The SSY is more attractive than the PPF because it offers a higher interest rate. The interest rate of the SSY is also linked to the government bond yield. While the PPF offers 25 basis points higher than the yield of 10-year government bonds, the SSY will offer 75 basis points higher than the 10-year government bond yield. For 2014-15, the interest for PPF is 8.7% while the SSY offers 9.1%.
Though the SSY is an attractive proposition, the scheme is not open to everybody.
Sukanya Samriddhi Account meaning Girl Child Prosperity Account is a special deposit account under the Sukanya Samriddhi Yojana (meaning girl child prosperity scheme) launched by Prime Minister of India on 22 January 2015, aiming the welfare of girl child in India.
Under this scheme a saving account can be opened by the parent or legal guardian of a girl child of less than 10 years of age (born on or after: 02-December-2003; For FY 2014-15), with a minimum deposit of ₹ 1,000/- in any post office or authorised branches of commercial bank.

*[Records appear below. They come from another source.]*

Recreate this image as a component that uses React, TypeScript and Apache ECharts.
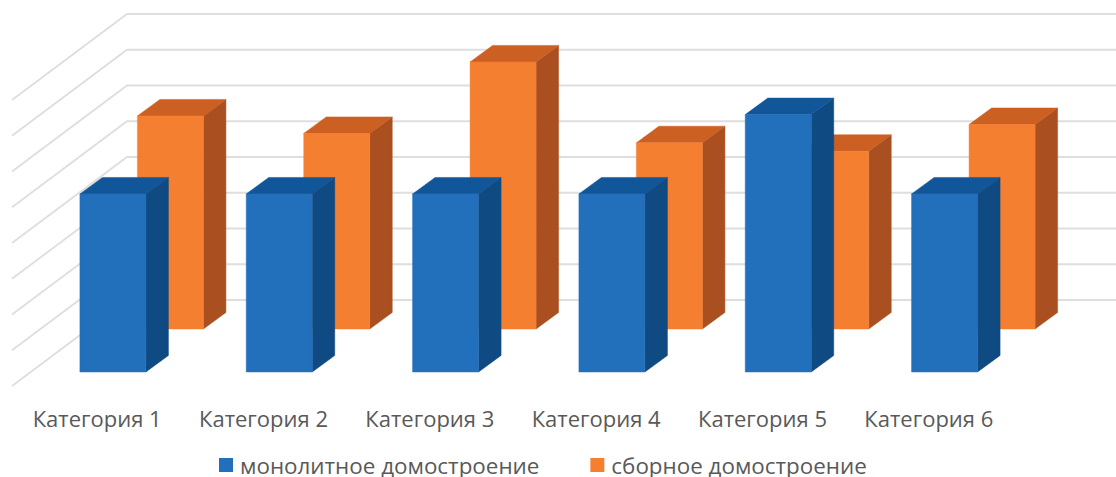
import React, { useEffect, useRef } from "react";
import * as echarts from "echarts";

const categories = ["Категория 1", "Категория 2", "Категория 3", "Категория 4", "Категория 5", "Категория 6"];
const monolithValues = [4.98, 4.98, 4.98, 4.98, 7.2, 4.98];
const prefabValues = [5.96, 5.47, 7.47, 5.21, 4.97, 5.72];
const gridTicks = [0, 1, 2, 3, 4, 5, 6, 7, 8];
const monolithName = "монолитное домостроение";
const prefabName = "сборное домостроение";

const FONT = "'Open Sans', sans-serif";
const FLOOR_DX = 115;
const FLOOR_DY = 86;
const BAR_DX = 22.5;
const BAR_DY = 16.5;
const BAR_WIDTH = 66;

function barRenderer(depth: number, front: string, top: string, side: string) {
  return (_params: any, api: any) => {
    const i = api.value(0);
    const v = api.value(1);
    const base = api.coord([i, 0]);
    const x0 = base[0] + depth * FLOOR_DX - BAR_WIDTH / 2;
    const x1 = x0 + BAR_WIDTH;
    const yb = base[1] - depth * FLOOR_DY;
    const yt = yb - api.size([0, v])[1];
    const face = (points: number[][], fill: string) => ({
      type: "polygon",
      shape: { points },
      style: { fill, stroke: fill, lineWidth: 0.5 },
    });
    return {
      type: "group",
      children: [
        face([[x1, yb], [x1 + BAR_DX, yb - BAR_DY], [x1 + BAR_DX, yt - BAR_DY], [x1, yt]], side),
        face([[x0, yt], [x0 + BAR_DX, yt - BAR_DY], [x1 + BAR_DX, yt - BAR_DY], [x1, yt]], top),
        face([[x0, yb], [x1, yb], [x1, yt], [x0, yt]], front),
      ],
    };
  };
}

function gridRenderer(params: any, api: any) {
  const y = api.coord([0, api.value(1)])[1];
  const left = params.coordSys.x + 1;
  return {
    type: "polyline",
    shape: {
      points: [
        [left, y],
        [left + FLOOR_DX, y - FLOOR_DY],
        [1116, y - FLOOR_DY],
      ],
    },
    style: { fill: "none", stroke: "#DEDEDE", lineWidth: 1.8 },
  };
}

export default function App() {
  const ref = useRef<HTMLDivElement>(null);
  useEffect(() => {
    document.body.style.margin = "0";
    const chart = echarts.init(ref.current!, null, { renderer: "svg" });
    chart.setOption({
      animation: false,
      backgroundColor: "#ffffff",
      grid: { left: 11, width: 998, top: 100, height: 286 },
      legend: {
        data: [monolithName, prefabName],
        left: 219,
        top: 454,
        padding: 0,
        icon: "rect",
        itemWidth: 14,
        itemHeight: 14,
        itemGap: 51,
        textStyle: { fontFamily: FONT, fontSize: 22.4, color: "#595959", padding: [0, 0, 0, 2] },
      },
      xAxis: {
        type: "category",
        data: categories,
        axisLine: { show: false },
        axisTick: { show: false },
        axisLabel: {
          interval: 0,
          hideOverlap: false,
          fontFamily: FONT,
          fontSize: 22,
          color: "#595959",
          margin: 21,
          padding: [0, 0, 0, 6],
        },
      },
      yAxis: { type: "value", min: 0, max: 8, interval: 1, show: false },
      series: [
        {
          type: "custom",
          name: "сетка",
          z: 1,
          renderItem: gridRenderer,
          encode: { x: 0, y: 1 },
          data: gridTicks.map((t) => [0, t]),
        },
        {
          type: "custom",
          name: prefabName,
          z: 2,
          itemStyle: { color: "#F57F31" },
          renderItem: barRenderer(0.663, "#F57F31", "#CC5F22", "#AA4F20"),
          encode: { x: 0, y: 1 },
          data: prefabValues.map((v, i) => [i, v]),
        },
        {
          type: "custom",
          name: monolithName,
          z: 3,
          itemStyle: { color: "#2270BB" },
          renderItem: barRenderer(0.163, "#2270BB", "#12569A", "#0F4A82"),
          encode: { x: 0, y: 1 },
          data: monolithValues.map((v, i) => [i, v]),
        },
      ],
    });
    return () => chart.dispose();
  }, []);
  return <div ref={ref} style={{ width: 1116, height: 477 }} />;
}
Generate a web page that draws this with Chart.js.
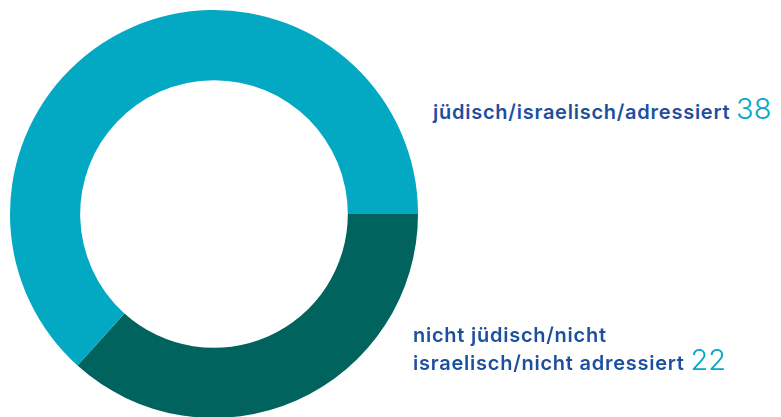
<!DOCTYPE html>
<html lang="de">
<head>
<meta charset="utf-8">
<script src="https://cdn.jsdelivr.net/npm/chart.js@4"></script>
<style>
  html, body { margin: 0; padding: 0; background: #fff; }
  body { width: 781px; height: 417px; overflow: hidden; position: relative; font-family: Inter, "Noto Sans", sans-serif; }
  #wrap { position: absolute; left: 0; top: 0; width: 428px; height: 428px; }
  .lbl { position: absolute; color: #1d4f9f; font-size: 20px; font-weight: 600; line-height: 28px; letter-spacing: 0.75px; white-space: nowrap; }
  .lbl .num { color: #05a9c4; font-size: 29px; font-weight: 300; line-height: 0; letter-spacing: 0; }
</style>
</head>
<body>
<div id="wrap"><canvas id="donut"></canvas></div>
<div class="lbl" id="lbl0" style="left:433px; top:98px;"></div>
<div class="lbl" id="lbl1" style="left:413px; top:321px;"></div>
<script>
 // Kategorien und Werte
 const labels = ["nicht jüdisch/nicht israelisch/nicht adressiert", "jüdisch/israelisch/adressiert"];
 const labelLines = [["nicht jüdisch/nicht", "israelisch/nicht adressiert"], ["jüdisch/israelisch/adressiert"]];
 const values = [22, 38];
 const colors = ["#00635e", "#03a9c3"];

 // Beschriftungen rechts vom Ring
 [1, 0].forEach(function (i, k) {
   const el = document.getElementById("lbl" + k);
   const lines = labelLines[i];
   el.innerHTML = lines.slice(0, -1).map(l => l + "<br>").join("") +
     lines[lines.length - 1] + ' <span class="num">' + values[i] + '</span>';
 });

 const donut = new Chart(document.getElementById("donut"), {
   type: "doughnut",
   data: {
     labels: labels,
     datasets: [{
       data: values,
       backgroundColor: colors,
       borderWidth: 0
     }]
   },
   options: {
     responsive: true,
     maintainAspectRatio: false,
     animation: false,
     rotation: 90, /* Start bei 3 Uhr */
     cutout: "65.6%",
     layout: { padding: 10 },
     plugins: {
       legend: { display: false },
       tooltip: { enabled: false }
     }
   }
 });
</script>
</body>
</html>
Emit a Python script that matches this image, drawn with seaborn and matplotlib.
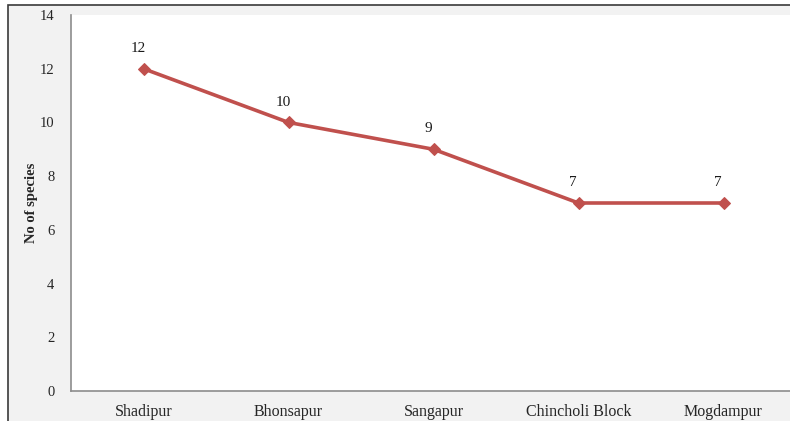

For the FY 2015-16, Government of India has declared an interest rate of 9.2 per cent on SSY scheme. It was 9.1% for FY 2014-2015.The account will remain operative for 21 years from the date of opening of the account or till marriage of the girl child.Partial withdrawal up to 50 per cent of the account balance is allowed, only once after the girl child completes age of 18 years, for the purpose of financing her higher education.